*Given request*
Copy out exactly the lines spanning the line with "Convert this chart" to the line with "XAxis, YAxis, CartesianGrid", inclusive, from the data underneath, with no pictures.

*Raw records*
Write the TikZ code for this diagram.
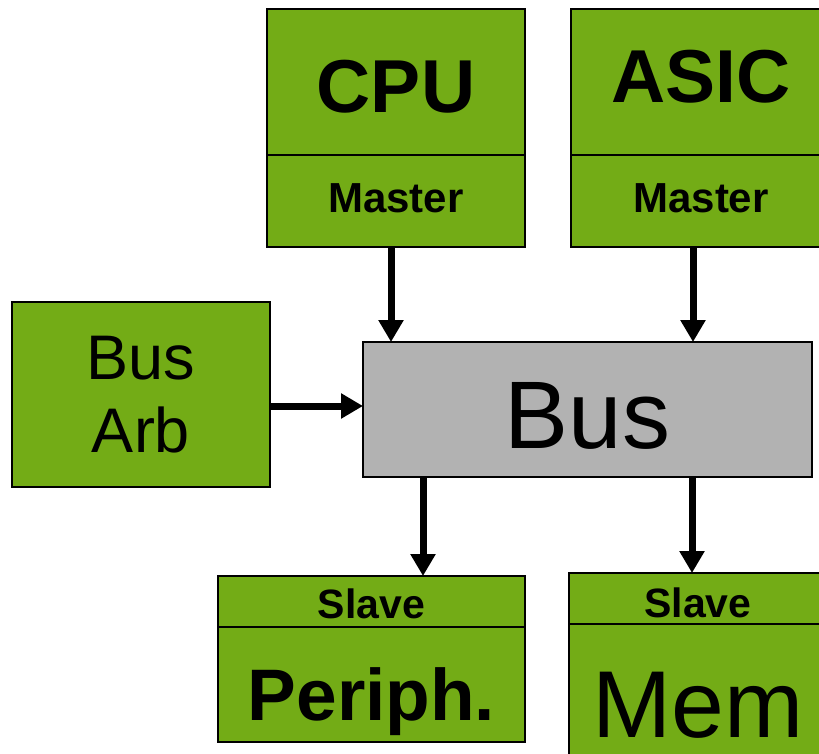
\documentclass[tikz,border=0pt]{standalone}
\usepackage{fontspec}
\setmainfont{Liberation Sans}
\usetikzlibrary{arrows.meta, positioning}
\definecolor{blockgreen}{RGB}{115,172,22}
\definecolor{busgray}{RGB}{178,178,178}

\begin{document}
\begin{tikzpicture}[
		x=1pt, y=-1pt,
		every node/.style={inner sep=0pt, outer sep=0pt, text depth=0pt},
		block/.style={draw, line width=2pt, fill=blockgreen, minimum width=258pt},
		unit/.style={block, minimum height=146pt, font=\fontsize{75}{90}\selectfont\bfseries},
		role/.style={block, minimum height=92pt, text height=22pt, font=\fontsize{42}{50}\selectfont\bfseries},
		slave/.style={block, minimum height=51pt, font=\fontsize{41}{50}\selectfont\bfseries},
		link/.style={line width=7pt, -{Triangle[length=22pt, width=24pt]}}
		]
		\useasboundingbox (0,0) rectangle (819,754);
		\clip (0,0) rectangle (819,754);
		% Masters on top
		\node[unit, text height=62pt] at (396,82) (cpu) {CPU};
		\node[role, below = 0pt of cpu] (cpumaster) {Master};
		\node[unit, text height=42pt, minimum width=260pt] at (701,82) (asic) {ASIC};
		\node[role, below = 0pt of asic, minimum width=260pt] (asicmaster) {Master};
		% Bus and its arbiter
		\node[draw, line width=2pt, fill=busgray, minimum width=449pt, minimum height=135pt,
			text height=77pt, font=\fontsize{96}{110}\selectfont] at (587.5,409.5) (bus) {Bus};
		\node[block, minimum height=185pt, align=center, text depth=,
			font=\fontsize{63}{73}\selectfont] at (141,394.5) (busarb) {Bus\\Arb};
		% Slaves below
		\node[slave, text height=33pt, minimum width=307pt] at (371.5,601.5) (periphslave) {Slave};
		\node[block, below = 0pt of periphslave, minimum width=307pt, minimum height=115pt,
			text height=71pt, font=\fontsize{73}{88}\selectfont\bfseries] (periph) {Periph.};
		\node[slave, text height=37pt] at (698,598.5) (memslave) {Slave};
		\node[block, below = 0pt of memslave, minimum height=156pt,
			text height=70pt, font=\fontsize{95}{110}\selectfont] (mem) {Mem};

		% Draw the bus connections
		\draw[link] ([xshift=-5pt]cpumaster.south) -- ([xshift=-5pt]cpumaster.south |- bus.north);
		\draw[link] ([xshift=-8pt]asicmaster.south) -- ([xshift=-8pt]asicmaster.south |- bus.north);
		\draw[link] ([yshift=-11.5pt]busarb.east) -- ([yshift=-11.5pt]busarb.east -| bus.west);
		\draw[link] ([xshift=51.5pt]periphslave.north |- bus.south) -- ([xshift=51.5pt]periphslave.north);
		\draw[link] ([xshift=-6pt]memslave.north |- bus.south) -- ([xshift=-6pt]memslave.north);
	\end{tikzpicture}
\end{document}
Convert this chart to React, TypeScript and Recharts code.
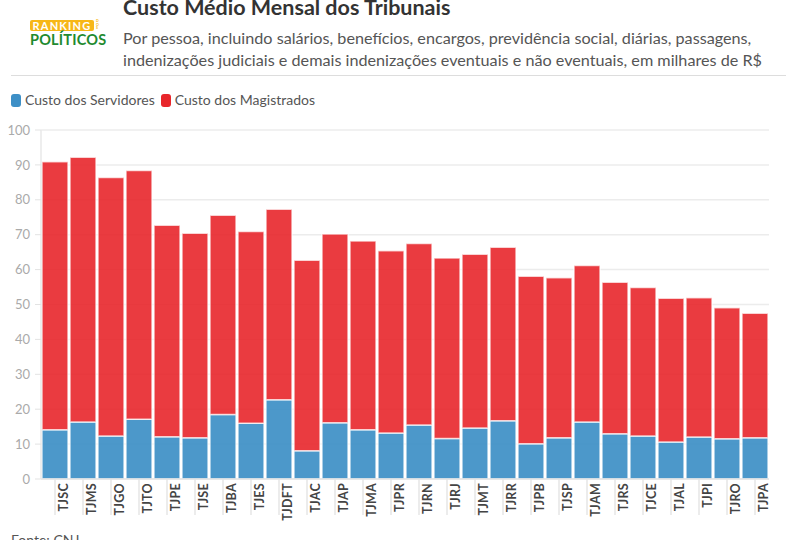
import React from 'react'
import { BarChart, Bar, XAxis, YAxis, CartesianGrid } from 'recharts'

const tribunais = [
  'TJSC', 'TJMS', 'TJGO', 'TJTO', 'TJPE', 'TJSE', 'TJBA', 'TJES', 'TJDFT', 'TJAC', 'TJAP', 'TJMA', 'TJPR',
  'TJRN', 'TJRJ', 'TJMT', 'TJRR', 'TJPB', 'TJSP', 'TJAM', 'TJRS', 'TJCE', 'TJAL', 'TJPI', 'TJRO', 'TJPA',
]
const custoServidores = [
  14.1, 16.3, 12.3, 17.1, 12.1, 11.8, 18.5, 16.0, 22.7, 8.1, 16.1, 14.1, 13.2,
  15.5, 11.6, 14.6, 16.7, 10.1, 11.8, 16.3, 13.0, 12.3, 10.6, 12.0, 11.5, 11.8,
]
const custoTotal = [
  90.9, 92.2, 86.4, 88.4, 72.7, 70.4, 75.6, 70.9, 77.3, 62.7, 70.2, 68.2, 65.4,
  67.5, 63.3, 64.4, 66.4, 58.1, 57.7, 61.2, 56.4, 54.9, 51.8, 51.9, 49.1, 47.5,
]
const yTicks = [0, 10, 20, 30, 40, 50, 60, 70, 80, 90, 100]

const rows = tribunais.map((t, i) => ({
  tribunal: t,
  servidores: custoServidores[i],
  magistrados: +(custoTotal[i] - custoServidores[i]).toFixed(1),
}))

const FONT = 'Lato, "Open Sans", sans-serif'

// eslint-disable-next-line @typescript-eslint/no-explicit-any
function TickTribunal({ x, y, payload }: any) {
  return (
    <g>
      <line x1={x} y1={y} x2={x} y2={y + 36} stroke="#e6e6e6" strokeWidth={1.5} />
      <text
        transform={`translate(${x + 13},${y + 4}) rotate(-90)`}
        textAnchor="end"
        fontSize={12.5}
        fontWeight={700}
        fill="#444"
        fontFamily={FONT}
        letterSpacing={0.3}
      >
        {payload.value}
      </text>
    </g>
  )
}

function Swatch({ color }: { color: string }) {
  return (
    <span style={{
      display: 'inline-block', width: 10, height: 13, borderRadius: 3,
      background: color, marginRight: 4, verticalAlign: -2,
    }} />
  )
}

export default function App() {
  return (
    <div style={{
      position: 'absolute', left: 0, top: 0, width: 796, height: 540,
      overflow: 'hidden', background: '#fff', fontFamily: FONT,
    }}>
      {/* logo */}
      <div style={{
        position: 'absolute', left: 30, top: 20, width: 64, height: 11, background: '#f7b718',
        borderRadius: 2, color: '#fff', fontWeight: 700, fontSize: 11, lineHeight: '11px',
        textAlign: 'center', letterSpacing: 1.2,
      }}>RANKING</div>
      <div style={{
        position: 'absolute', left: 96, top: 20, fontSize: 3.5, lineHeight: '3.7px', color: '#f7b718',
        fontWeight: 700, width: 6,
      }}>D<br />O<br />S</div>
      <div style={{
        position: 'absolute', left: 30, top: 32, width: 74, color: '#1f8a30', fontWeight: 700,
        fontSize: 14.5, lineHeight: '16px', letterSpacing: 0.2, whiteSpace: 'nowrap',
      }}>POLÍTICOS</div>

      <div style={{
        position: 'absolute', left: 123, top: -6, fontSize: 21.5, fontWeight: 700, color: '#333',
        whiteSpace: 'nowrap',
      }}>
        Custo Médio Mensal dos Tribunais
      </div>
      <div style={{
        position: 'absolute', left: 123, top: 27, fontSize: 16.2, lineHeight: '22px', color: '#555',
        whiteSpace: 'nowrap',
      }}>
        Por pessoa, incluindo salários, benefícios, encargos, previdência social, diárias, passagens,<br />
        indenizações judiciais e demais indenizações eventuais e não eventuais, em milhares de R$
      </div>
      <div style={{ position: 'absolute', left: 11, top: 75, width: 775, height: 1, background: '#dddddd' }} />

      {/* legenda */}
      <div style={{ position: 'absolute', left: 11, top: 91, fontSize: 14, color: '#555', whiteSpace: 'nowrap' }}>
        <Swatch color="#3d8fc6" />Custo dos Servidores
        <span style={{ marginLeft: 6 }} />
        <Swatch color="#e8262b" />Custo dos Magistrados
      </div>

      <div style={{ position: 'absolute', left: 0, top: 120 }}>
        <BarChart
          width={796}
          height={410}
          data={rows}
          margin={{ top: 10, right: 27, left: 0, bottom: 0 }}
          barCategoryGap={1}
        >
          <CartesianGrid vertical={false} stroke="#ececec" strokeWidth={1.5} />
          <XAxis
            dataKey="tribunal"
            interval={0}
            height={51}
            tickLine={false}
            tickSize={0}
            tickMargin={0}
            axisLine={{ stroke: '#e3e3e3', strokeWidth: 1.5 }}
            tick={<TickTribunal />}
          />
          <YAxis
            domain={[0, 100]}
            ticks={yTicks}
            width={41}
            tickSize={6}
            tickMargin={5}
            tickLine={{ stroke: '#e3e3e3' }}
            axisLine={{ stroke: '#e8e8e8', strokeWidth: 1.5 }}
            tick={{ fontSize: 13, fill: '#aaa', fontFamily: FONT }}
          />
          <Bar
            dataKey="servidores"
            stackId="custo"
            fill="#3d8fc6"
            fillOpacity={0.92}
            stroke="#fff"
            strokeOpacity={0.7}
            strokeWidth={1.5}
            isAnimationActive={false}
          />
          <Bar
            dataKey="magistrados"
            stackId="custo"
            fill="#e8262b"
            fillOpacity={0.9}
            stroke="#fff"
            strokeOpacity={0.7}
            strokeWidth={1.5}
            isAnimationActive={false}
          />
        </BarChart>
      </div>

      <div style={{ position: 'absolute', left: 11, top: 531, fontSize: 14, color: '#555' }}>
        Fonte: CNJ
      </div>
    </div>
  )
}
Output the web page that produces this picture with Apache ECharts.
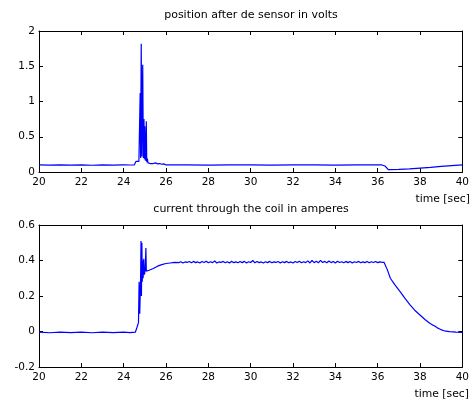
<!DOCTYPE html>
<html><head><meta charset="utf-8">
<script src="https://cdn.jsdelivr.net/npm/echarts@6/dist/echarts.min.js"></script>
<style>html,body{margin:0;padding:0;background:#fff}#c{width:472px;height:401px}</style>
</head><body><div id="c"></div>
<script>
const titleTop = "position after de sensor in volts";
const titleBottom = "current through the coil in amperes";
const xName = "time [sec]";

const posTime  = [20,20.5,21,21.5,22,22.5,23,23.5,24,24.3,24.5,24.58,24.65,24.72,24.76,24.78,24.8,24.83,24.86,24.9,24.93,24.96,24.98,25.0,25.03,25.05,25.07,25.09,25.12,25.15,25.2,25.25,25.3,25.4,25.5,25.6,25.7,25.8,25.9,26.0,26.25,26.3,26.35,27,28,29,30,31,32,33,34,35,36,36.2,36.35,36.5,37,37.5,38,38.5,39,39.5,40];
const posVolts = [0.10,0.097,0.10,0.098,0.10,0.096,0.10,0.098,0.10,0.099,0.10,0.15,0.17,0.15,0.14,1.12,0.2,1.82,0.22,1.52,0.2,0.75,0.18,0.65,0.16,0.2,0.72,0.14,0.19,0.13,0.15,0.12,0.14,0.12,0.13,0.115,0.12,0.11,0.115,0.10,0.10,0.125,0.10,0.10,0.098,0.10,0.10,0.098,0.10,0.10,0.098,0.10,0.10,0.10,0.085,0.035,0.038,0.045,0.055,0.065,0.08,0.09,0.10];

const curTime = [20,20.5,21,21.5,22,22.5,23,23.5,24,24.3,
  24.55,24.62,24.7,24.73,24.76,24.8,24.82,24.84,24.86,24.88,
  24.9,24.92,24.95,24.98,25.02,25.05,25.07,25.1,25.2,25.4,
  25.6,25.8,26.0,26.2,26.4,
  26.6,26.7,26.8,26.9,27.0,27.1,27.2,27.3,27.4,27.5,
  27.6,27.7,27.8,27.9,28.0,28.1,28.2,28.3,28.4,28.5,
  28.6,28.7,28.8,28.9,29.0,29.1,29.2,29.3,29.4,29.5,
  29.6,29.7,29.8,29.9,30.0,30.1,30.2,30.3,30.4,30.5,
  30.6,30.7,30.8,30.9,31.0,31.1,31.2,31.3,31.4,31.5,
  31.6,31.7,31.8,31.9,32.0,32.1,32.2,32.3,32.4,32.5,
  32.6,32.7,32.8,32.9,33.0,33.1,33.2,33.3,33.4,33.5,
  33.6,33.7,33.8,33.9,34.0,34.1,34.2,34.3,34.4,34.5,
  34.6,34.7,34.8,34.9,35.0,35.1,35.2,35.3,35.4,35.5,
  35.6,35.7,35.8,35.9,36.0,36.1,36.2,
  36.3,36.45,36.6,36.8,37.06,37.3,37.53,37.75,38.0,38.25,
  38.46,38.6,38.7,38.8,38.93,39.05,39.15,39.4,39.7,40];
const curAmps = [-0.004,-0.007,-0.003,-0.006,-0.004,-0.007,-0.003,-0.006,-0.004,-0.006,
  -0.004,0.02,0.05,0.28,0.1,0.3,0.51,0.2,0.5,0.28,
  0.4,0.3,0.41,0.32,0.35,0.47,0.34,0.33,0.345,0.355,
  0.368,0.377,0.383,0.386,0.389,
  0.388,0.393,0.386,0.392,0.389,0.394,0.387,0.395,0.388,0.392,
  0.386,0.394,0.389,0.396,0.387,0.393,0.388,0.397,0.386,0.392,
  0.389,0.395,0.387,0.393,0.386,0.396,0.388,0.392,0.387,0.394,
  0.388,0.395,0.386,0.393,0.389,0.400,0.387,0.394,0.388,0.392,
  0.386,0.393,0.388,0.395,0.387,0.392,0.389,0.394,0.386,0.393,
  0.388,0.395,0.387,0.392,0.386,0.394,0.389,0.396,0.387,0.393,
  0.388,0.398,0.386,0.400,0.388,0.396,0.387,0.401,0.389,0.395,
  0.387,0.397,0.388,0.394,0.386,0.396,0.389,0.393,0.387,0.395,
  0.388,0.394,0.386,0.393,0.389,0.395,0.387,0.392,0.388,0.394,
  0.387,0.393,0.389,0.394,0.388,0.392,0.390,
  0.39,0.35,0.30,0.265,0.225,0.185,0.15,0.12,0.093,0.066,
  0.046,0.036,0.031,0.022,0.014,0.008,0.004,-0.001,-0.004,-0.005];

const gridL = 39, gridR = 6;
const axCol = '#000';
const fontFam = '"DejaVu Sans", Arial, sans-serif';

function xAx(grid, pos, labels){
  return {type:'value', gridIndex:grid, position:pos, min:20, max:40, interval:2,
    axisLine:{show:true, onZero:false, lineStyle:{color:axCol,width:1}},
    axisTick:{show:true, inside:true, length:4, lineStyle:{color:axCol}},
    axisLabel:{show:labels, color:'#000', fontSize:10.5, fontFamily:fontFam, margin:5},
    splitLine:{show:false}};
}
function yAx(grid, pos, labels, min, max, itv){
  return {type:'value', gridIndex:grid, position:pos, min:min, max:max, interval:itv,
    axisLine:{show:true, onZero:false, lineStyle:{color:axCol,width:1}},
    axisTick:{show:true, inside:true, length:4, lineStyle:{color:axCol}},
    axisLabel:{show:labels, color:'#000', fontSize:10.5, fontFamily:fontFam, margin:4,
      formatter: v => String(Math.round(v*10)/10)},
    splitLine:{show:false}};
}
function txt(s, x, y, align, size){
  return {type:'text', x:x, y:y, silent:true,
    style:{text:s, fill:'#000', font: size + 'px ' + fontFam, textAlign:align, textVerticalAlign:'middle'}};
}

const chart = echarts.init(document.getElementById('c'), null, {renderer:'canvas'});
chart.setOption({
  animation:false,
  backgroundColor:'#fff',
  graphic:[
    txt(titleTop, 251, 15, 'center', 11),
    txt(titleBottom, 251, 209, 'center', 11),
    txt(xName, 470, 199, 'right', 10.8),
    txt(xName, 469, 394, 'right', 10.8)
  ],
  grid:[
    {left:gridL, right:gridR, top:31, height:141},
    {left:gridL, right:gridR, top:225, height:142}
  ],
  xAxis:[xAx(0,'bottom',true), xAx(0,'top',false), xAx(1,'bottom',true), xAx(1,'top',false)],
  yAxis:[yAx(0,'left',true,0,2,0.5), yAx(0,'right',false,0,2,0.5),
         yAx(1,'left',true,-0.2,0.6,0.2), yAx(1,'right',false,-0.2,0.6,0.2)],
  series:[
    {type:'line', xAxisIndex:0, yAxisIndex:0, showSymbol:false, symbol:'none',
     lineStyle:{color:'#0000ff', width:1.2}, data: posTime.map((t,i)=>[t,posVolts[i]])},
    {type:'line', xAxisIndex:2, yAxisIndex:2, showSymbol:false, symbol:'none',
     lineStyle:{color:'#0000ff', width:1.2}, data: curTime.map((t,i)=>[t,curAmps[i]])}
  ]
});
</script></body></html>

*Completed exercise*
Convert this chart to React, TypeScript and Recharts code.
import React from 'react'
import { BarChart, Bar, XAxis, YAxis, CartesianGrid } from 'recharts'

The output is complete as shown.